Immunotherapy is a treatment that boosts the body’s immune system to help find and destroy cancer cells. Depending on a patient’s case, it can be combined with other treatments such as chemotherapy, radiotherapy, and surgery. The research and medical communities are enthusiastic about the potential for immunotherapy and hundreds of drug trials are ongoing in the US. However, immunotherapy is currently approved for only some 20 kinds of cancer. Also, the response rate is only 20-40 percent and the treatment can lead to toxicity and side effects that negatively impact quality of life.
ICI is one of several kinds of immunotherapy. It involves introducing monoclonal antibody drugs via infusion into a vein. These drugs are designed to break down the protein “checkpoints” that cancer cells create to protect themselves from antibodies that seek to destroy them.
The most common ICI is called anti-PD1. The therapy interferes with the tumor’s attempts to suppress the immune system’s T cells’ ability to attack the cancer. T cells have a PD1 protein “off switch” that tells the T cells to leave the other cells alone. This switching off happens when the PD1 receptor binds to the other cells’ PDL1 or PDL2 ligands (also proteins).
Cancer cells tend to have many PDL1 and PDL2 ligands, so they can evade attack from the T cells. This is the “checkpoint” that the cancer cells put up to defend themselves. The anti-PD1 agent given in ICI therapy prevents the binding of the ligands and receptors and boosts the body’s immune response.
“The therapy prevents the ability of the tumor to escape the anti-tumor immunity,” explained Elkabets.
Before now there existed biomarkers to predict the success of ICI on a patient, but these tests had only a 10-15% response, according to Elkabets.
“The difference with our bioassay is that it looks for functionality. The other technologies looked only for the expression of proteins,” Elkabets said.
“Maybe expression matters. But what’s more important is the functionality of the binding of the ligands and receptors. You need to know how many of the ligands can suppress the T cells. You can have a lot of proteins and not many are active, and have few but many of those are very active,” he said.
OncoHost’s Sharon explained that the researchers developed an artificial body based on a T cell (the IcAR) and expressed PD1 on its surface. They incubated this cell with a tumor and looked to see if the cell was secreting an easily measured specific substance, Interleukin-2 (IL-2). The secretion happens only when the PD1 is active.

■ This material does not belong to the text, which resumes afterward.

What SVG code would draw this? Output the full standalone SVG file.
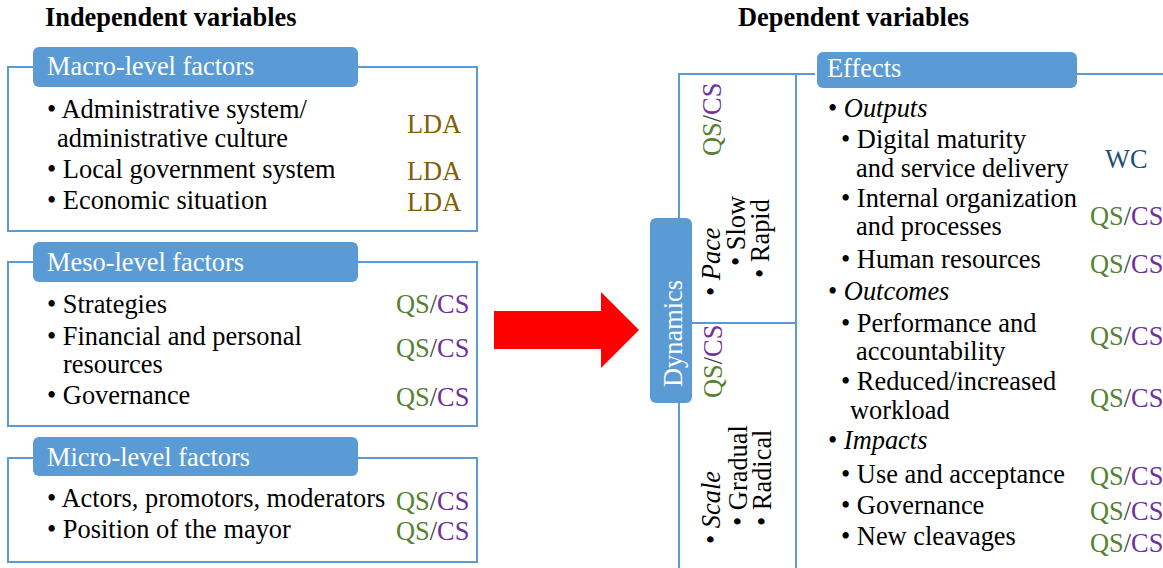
<svg xmlns="http://www.w3.org/2000/svg" width="1163" height="568" viewBox="0 0 1163 568" font-family="'Liberation Serif', 'Times New Roman', serif">
  <style>
    text { font-family: 'Liberation Serif', 'Times New Roman', serif; font-size: 26.4px; fill: #000; }
    .title { font-weight: bold; }
    .hdr { fill: #fff; }
    .frame { fill: none; stroke: #5B9BD5; stroke-width: 2; }
    .hbox { fill: #5B9BD5; }
    .lda { fill: #7F6000; }
    .qs { fill: #548235; }
    .cs { fill: #7030A0; }
    .sl { fill: #404040; }
    .wc { fill: #1F4E79; }
    .it { font-style: italic; }
  </style>

  <!-- column titles -->
  <text class="title" x="45" y="26">Independent variables</text>
  <text class="title" x="738" y="26">Dependent variables</text>

  <!-- Macro-level -->
  <g id="macro">
    <path class="frame" d="M33,67 H8 V231 H477 V67 H358"/>
    <rect class="hbox" x="33" y="47" width="325" height="40" rx="6"/>
    <text class="hdr" x="47" y="75">Macro-level factors</text>
    <text x="47" y="118">• Administrative system/</text>
    <text x="57" y="147">administrative culture</text>
    <text x="47" y="178">• Local government system</text>
    <text x="47" y="209">• Economic situation</text>
    <text class="lda" x="407" y="133">LDA</text>
    <text class="lda" x="407" y="180">LDA</text>
    <text class="lda" x="407" y="211">LDA</text>
  </g>

  <!-- Meso-level -->
  <g id="meso">
    <path class="frame" d="M33,262 H8 V426 H477 V262 H358"/>
    <rect class="hbox" x="33" y="242" width="325" height="40" rx="6"/>
    <text class="hdr" x="47" y="271">Meso-level factors</text>
    <text x="47" y="313">• Strategies</text>
    <text x="47" y="345">• Financial and personal</text>
    <text x="63" y="373">resources</text>
    <text x="47" y="404">• Governance</text>
    <text x="396" y="313"><tspan class="qs">QS</tspan><tspan class="sl">/</tspan><tspan class="cs">CS</tspan></text>
    <text x="396" y="357"><tspan class="qs">QS</tspan><tspan class="sl">/</tspan><tspan class="cs">CS</tspan></text>
    <text x="396" y="406"><tspan class="qs">QS</tspan><tspan class="sl">/</tspan><tspan class="cs">CS</tspan></text>
  </g>

  <!-- Micro-level -->
  <g id="micro">
    <path class="frame" d="M33,458 H8 V562 H477 V458 H358"/>
    <rect class="hbox" x="33" y="437" width="325" height="39" rx="6"/>
    <text class="hdr" x="47" y="466">Micro-level factors</text>
    <text x="47" y="507">• Actors, promotors, moderators</text>
    <text x="47" y="538">• Position of the mayor</text>
    <text x="396" y="510"><tspan class="qs">QS</tspan><tspan class="sl">/</tspan><tspan class="cs">CS</tspan></text>
    <text x="396" y="540"><tspan class="qs">QS</tspan><tspan class="sl">/</tspan><tspan class="cs">CS</tspan></text>
  </g>

  <!-- connectors -->
  <g id="connectors">
    <polygon points="494,311 601,311 601,292 639,330 601,368 601,349 494,349" fill="#FF0000"/>
  </g>

  <!-- Dynamics -->
  <g id="dynamics">
    <path class="frame" d="M679,218 V74 H815 M679,403 V570 M796,74 V570 M692,323 H796"/>
    <rect class="hbox" x="650" y="218" width="42" height="185" rx="6"/>
    <text class="hdr" transform="translate(682,387) rotate(-90)">Dynamics</text>
    <!-- pace -->
    <text transform="translate(721,156) rotate(-90)"><tspan class="qs">QS</tspan><tspan class="sl">/</tspan><tspan class="cs">CS</tspan></text>
    <text transform="translate(720,296) rotate(-90)">• <tspan class="it">Pace</tspan></text>
    <text transform="translate(745,266) rotate(-90)">• Slow</text>
    <text transform="translate(769,278) rotate(-90)">• Rapid</text>
    <!-- scale -->
    <text transform="translate(722,398) rotate(-90)"><tspan class="qs">QS</tspan><tspan class="sl">/</tspan><tspan class="cs">CS</tspan></text>
    <text transform="translate(720,544) rotate(-90)">• <tspan class="it">Scale</tspan></text>
    <text transform="translate(747,526) rotate(-90)">• Gradual</text>
    <text transform="translate(771,526) rotate(-90)">• Radical</text>
  </g>

  <!-- Effects -->
  <g id="effects">
    <path class="frame" d="M1077,74 H1165"/>
    <rect class="hbox" x="817" y="52" width="260" height="36" rx="6"/>
    <text class="hdr" x="827" y="77">Effects</text>
    <text x="828" y="117">• <tspan class="it">Outputs</tspan></text>
    <text x="841" y="148">• Digital maturity</text>
    <text x="856" y="177">and service delivery</text>
    <text class="wc" x="1105" y="168">WC</text>
    <text x="841" y="207">• Internal organization</text>
    <text x="856" y="235">and processes</text>
    <text x="1090" y="225"><tspan class="qs">QS</tspan><tspan class="sl">/</tspan><tspan class="cs">CS</tspan></text>
    <text x="841" y="268">• Human resources</text>
    <text x="1090" y="273"><tspan class="qs">QS</tspan><tspan class="sl">/</tspan><tspan class="cs">CS</tspan></text>
    <text x="828" y="300">• <tspan class="it">Outcomes</tspan></text>
    <text x="841" y="332">• Performance and</text>
    <text x="856" y="360">accountability</text>
    <text x="1090" y="345"><tspan class="qs">QS</tspan><tspan class="sl">/</tspan><tspan class="cs">CS</tspan></text>
    <text x="841" y="390">• Reduced/increased</text>
    <text x="850" y="419">workload</text>
    <text x="1090" y="407"><tspan class="qs">QS</tspan><tspan class="sl">/</tspan><tspan class="cs">CS</tspan></text>
    <text x="828" y="449">• <tspan class="it">Impacts</tspan></text>
    <text x="841" y="483">• Use and acceptance</text>
    <text x="1090" y="485"><tspan class="qs">QS</tspan><tspan class="sl">/</tspan><tspan class="cs">CS</tspan></text>
    <text x="841" y="514">• Governance</text>
    <text x="1090" y="520"><tspan class="qs">QS</tspan><tspan class="sl">/</tspan><tspan class="cs">CS</tspan></text>
    <text x="841" y="545">• New cleavages</text>
    <text x="1090" y="552"><tspan class="qs">QS</tspan><tspan class="sl">/</tspan><tspan class="cs">CS</tspan></text>
  </g>
</svg>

“So what we have now is an assay that allows us to identify functionality based on the secretion of the increase in the levels of IL-2. It’s basically a new biosensor,” he said.
The BGU team was able to quantify the functionality of the protein in a fixed tissue, or old pathology sample. This is a clear advantage over current technologies that involve screening fresh tissue samples, meaning that patients have to undergo several biopsies over time.
“With our technology, I can take samples from pathologies from 10 years and I can do retrospective studies of thousands and thousands of patients to look for new potential patients that can respond to treatment. This will help us select the right patients with different cancer types. There is an unlimited opportunity with this technology,” Elkabets said.
Both Elkabets and Sharon emphasized that this new technology is not only for PD1 and can be adapted to other proteins found on T cells, including CTLA-4 and others.
“I think that we will be able to potentially use this technology to identify immune checkpoint combination therapies,” Elkabets said.
As he prepares to engage with the FDA, Sharon is pleased with the data on hand.
“What we have is something with very high sensitivity specificity as compared to the current PDL1 biomarker… and we have the results already from several tumor types — lung, metabolic, renal cell, and melanoma — with similar performance,” Sharon said.
“So different tumor types, better accuracy, and a tool that I think is scalable at relatively low cost,” he said.